The 1958 year is a landmark for Ford Motors with three all new engine Families available under the brand although the “Y” block is used for some models through to 1964. The MEL and the FE family will power the full range of Ford products for up to the next years. The letter-names are acronyms, respectively, for “Mercury-Edsel-Lincoln” and “Ford-Edsel” divisions of the company. There is also the FT engine family for “Ford-Truck” and its close, but more formidable cousin, the “Super Duty”. A variation of SD engine is used not only in the larger pick-up trucks, but also include the lower revving engines to power-up the largest Ford industrial vehicles.
The complete MEL engine line is produced in Fords Lima Engine plant in Lima, Ohio. This engine family is for larger, more powerful passenger cars and has one major point that sets it apart from the FE engine other than its size and weight. The MEL valves are arranged with the intake valve first then the exhaust in each combustion chamber, but the FE is configured with the exhaust valve first followed by the intake. The wedge shaped combustion chambers of the MEL are formed by the flat head surface topped by a head deck that is 10° off square to the cylinder wall axis with the piston shape and travel. The piston, and its travel, determine the compression ratio. The shape of the firing chamber, is not unlike the Chevy big block introduced the same year, but unlike the Chevy, the MEL shaft mounted valves are inline, similar to the FE. Other features shared with the smaller FE include the open runner intake manifold which requires a stamped steel lifter channel and neither engine employ a cross-over passage to warm the fuel/air mixture prior to combustion. The MEL engine has two thermostats with the intent of keeping the coolant at a more uniform temperature. Both the MEL and FE group have the same style valve stems, bolt patterns and also share an identical oiling system. The main bearings on the MEL engine are a substantial 2.9” (73.66 mm) with the formidable 2.6” (66.04 mm) connecting rod bearings the bottom end has staying power. The connecting rod beam is of an unconventional triangular shape and the bolts shoulders sit low, only a half inch above cap mating surface. The MEL engine is designed with the luxurious Lincoln models in mind, but is also under the hood of the all new four seated Thunderbird-the sporty looking personal luxury car for 1958.

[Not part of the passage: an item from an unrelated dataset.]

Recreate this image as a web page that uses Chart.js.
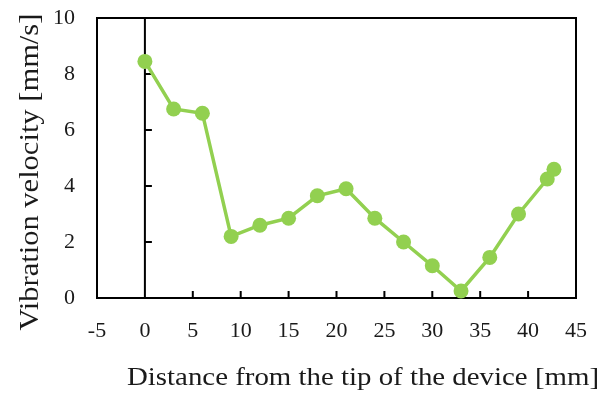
<!DOCTYPE html>
<html>
<head>
<meta charset="utf-8">
<script src="https://cdn.jsdelivr.net/npm/chart.js@4/dist/chart.umd.min.js"></script>
<style>
  html, body { margin: 0; padding: 0; background: #ffffff; }
  #wrap { width: 603px; height: 394px; }
</style>
</head>
<body>
<div id="wrap"><canvas id="c" width="603" height="394"></canvas></div>
<script>
// Measured vibration velocity along the device
const distance = [0, 3, 6, 9, 12, 15, 18, 21, 24, 27, 30, 33, 36, 39, 42, 42.7];
const velocity = [8.45, 6.75, 6.6, 2.2, 2.6, 2.85, 3.65, 3.9, 2.85, 2.0, 1.15, 0.25, 1.45, 3.0, 4.25, 4.6];

const xTicks = [-5, 0, 5, 10, 15, 20, 25, 30, 35, 40, 45];
const yTicks = [0, 2, 4, 6, 8, 10];

const xTitle = 'Distance from the tip of the device [mm]';
const yTitle = 'Vibration velocity [mm/s]';

const SERIF = '"Liberation Serif", "Times New Roman", serif';
const GREEN = '#92D050';
const INK = '#1a1a1a';

// Plot frame, the vertical axis at x = 0 with inward ticks, and the axis titles
const framePlugin = {
  id: 'frame',
  beforeDatasetsDraw(chart) {
    const { ctx, chartArea: a, scales: { x, y } } = chart;
    ctx.save();
    ctx.strokeStyle = '#000000';
    ctx.lineWidth = 2;
    ctx.strokeRect(a.left, a.top, a.right - a.left, a.bottom - a.top);

    const x0 = x.getPixelForValue(0);
    ctx.beginPath();
    ctx.moveTo(x0, a.top);
    ctx.lineTo(x0, a.bottom);
    yTicks.forEach(v => {
      const py = y.getPixelForValue(v);
      ctx.moveTo(x0, py);
      ctx.lineTo(x0 + 7, py);
    });
    xTicks.forEach(v => {
      const px = x.getPixelForValue(v);
      ctx.moveTo(px, a.bottom);
      ctx.lineTo(px, a.bottom - 7);
    });
    ctx.stroke();
    ctx.restore();
  },
  afterDraw(chart) {
    const { ctx } = chart;
    ctx.save();
    ctx.fillStyle = INK;
    ctx.textAlign = 'center';
    ctx.textBaseline = 'middle';

    ctx.save();
    ctx.font = '26px ' + SERIF;
    ctx.translate(363, 378);
    ctx.scale(1.11, 1);
    ctx.fillText(xTitle, 0, 0);
    ctx.restore();

    ctx.save();
    ctx.font = '27px ' + SERIF;
    ctx.translate(31, 172);
    ctx.rotate(-Math.PI / 2);
    ctx.scale(1.13, 1);
    ctx.fillText(yTitle, 0, 0);
    ctx.restore();

    ctx.restore();
  }
};

new Chart(document.getElementById('c'), {
  type: 'scatter',
  data: {
    datasets: [{
      data: distance.map((d, i) => ({ x: d, y: velocity[i] })),
      showLine: true,
      borderColor: GREEN,
      backgroundColor: GREEN,
      borderWidth: 3.5,
      pointRadius: 7.5,
      pointHoverRadius: 7.5,
      pointBorderWidth: 0,
      clip: false
    }]
  },
  options: {
    responsive: false,
    animation: false,
    events: [],
    layout: { padding: { top: 18, right: 27, left: 0, bottom: 0 } },
    plugins: { legend: { display: false }, tooltip: { enabled: false } },
    scales: {
      x: {
        type: 'linear',
        min: -5,
        max: 45,
        afterBuildTicks: s => { s.ticks = xTicks.map(v => ({ value: v })); },
        afterFit: s => { s.height = 96; s.paddingLeft = 0; s.paddingRight = 0; },
        grid: { display: false, drawTicks: false },
        border: { display: false },
        ticks: { color: INK, font: { family: SERIF, size: 22 }, padding: 20, maxRotation: 0 }
      },
      y: {
        type: 'linear',
        min: 0,
        max: 10,
        afterBuildTicks: s => { s.ticks = yTicks.map(v => ({ value: v })); },
        afterFit: s => { s.width = 97; s.paddingTop = 0; s.paddingBottom = 0; },
        grid: { display: false, drawTicks: false },
        border: { display: false },
        ticks: { color: INK, font: { family: SERIF, size: 22 }, padding: 22 }
      }
    }
  },
  plugins: [framePlugin]
});
</script>
</body>
</html>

The 383 cu in (6.3 L) Marauder is an exclusive to the Mercury Division and the smallest member of the MEL family with its production running from 1958 until the end of 1960. This engine is in Mercury models exclusively and has a 4.3 inch (109.22 mm) bore with a 3.3 inch (83.8 mm) stroke. The first year it delivers up to 330 hp (246 kW) with the four barrel, but the following year the same carburetor configuration produces 322 hp (240 kW), and the final year the rating has dropped to 280 hp (209 kW).